The first part centred around Elbow-room in the universe, which was a performance-based project curated by Victoria for Enjoy Gallery in Wellington, that included work by artists Sholto Buck, Amy Howden-Chapman, Sonya Lacey, val smith and Fiona Williams.
All the work involved atmosphere, encounters, orientation, proximity and hospitality, and created environments that had room for and welcomed irresponsibility and freedom. Slender openings in time-space were created so that visitors to Enjoy might have the possibility of finding themselves in the midst of short and engaging interpersonal encounters.
For this talk Victoria focused on the work of val smith and Sonya Lacey.
· She spoke about the way that subtle bodies can be enacted using the example of val smith’s “Sexes on site – with light and air”, a 7 hour performance where smith, dressed in full PPE gear which made her ambiguous and devoid of gender, explored and tried to sense the built environment but was fully prevented from doing so by the PPE gear.

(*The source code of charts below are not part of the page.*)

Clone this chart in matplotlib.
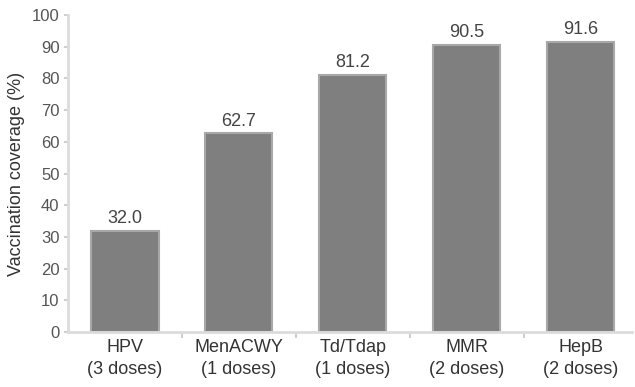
import matplotlib
matplotlib.use("Agg")
import matplotlib.pyplot as plt
import numpy as np

vaccines = ["HPV\n(3 doses)", "MenACWY\n(1 doses)", "Td/Tdap\n(1 doses)", "MMR\n(2 doses)", "HepB\n(2 doses)"]
coverage = [32.0, 62.7, 81.2, 90.5, 91.6]
y_ticks = [0, 10, 20, 30, 40, 50, 60, 70, 80, 90, 100]

plt.rcParams["font.family"] = ["Liberation Sans", "DejaVu Sans"]

fig = plt.figure(figsize=(6.35, 3.87), dpi=100)
ax = fig.add_axes([0.107, 0.142, 0.888, 0.819])

x = np.arange(len(vaccines))
bars = ax.bar(x, coverage, width=0.59, color="#7f7f80", edgecolor="#a8a8a8", linewidth=1.5, zorder=2)

for xi, v in zip(x, coverage):
    ax.text(xi, v + 1.2, f"{v:.1f}", ha="center", va="bottom", fontsize=13, color="#444444")

ax.set_xlim(-0.5, 4.45)
ax.set_ylim(0, 100)
ax.set_yticks(y_ticks)
ax.set_xticks(x)
ax.set_xticklabels(vaccines, fontsize=13, color="#333333", linespacing=1.4)
ax.set_xticks(x[:-1] + 0.5, minor=True)
ax.tick_params(axis="x", which="major", length=0, pad=5)
ax.tick_params(axis="x", which="minor", length=4, color="#d0d0d0", width=1.5)
ax.tick_params(axis="y", length=3, color="#d0d0d0", width=1.5, labelsize=12, labelcolor="#555555", pad=3)
ax.set_ylabel("Vaccination coverage (%)", fontsize=13, color="#333333", labelpad=5)

for side in ["top", "right"]:
    ax.spines[side].set_visible(False)
for side in ["left", "bottom"]:
    ax.spines[side].set_color("#dcdcdc")
    ax.spines[side].set_linewidth(2)

fig.savefig("out.png", dpi=100)
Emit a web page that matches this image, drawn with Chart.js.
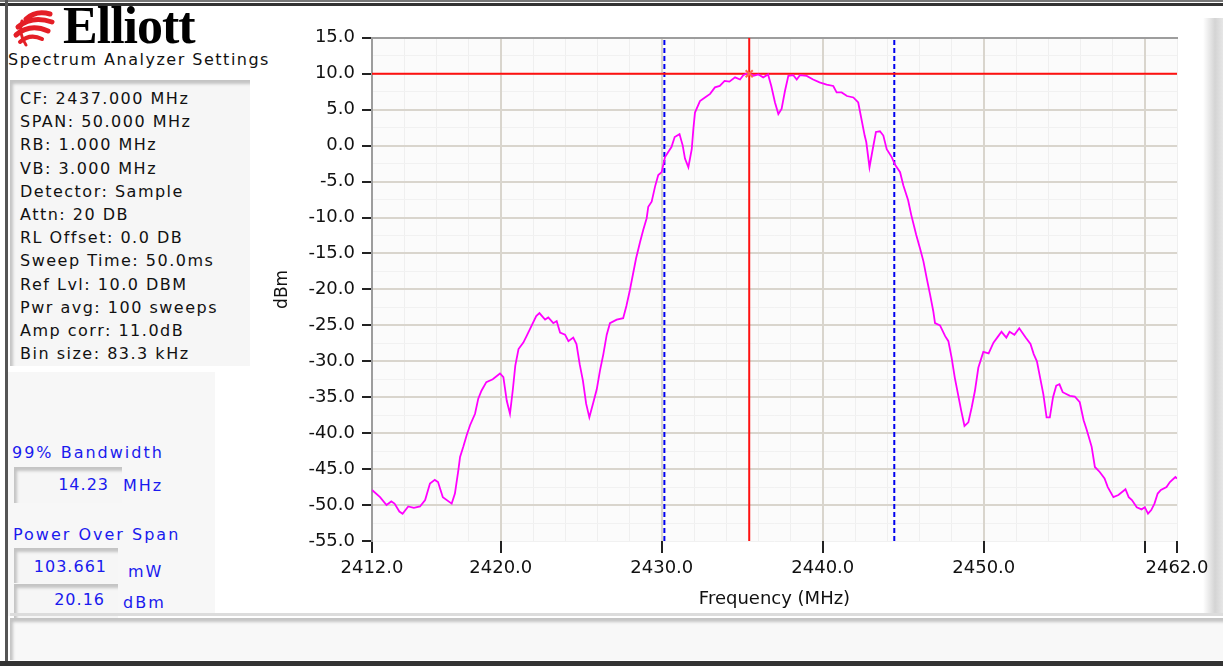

val smith, Sexes on site - with light and air, 2020.
Performer, beholder, space, light, sounds, and objects were intermingled. Her engagement with the site was contagious in that her experience was felt by the viewer.
· “New light wedge fiction”, with Sonya Lacey was a one on one performance where a participant listened to Sonya reading aloud while watching a ceiling fan working on the floor - both delicately activating the invisible with shared breath and movement of air.
· Victoria said she thinks about the small delicate things when facilitating performances and her curated relational performances relate to climate change, ecologies, and events.

Sonya Lacey, New light wedge fiction, 2020.
The second part of Victoria’s talk was titled On binding: Nuanced differentiation of vision and touch in the painting of Anoushka Akel.

Anoushka Akel, Wet Physics, 2021

Anoushka Akel, Examiner 2, 2020

Anoushka Akel, Clock, 2023

Anoushka Akel, Being Marthe, 2021
· Using the examples of four of Akel’s paintings, “Wet Physics”, “Examiner 2, “Clock” and “Being Marthe”, Victoria spoke about ideas of membranism and the transfer event of object to body, acts of wet contact, and binding as the overarching methodological approach. She spoke about the way that vision can be tactile and how opening up visuality acknowledges vision’s location in the body. She referenced author Lisa Samuel’s relational theory of the concurrence of the visual, haptic and bodily and the unity of sensing and the sensed.
· Victoria says that the core of these two talks is fighting against the idea of separation and the different ways that art can connect. The openness and porousness of us and art – art is us and we are art.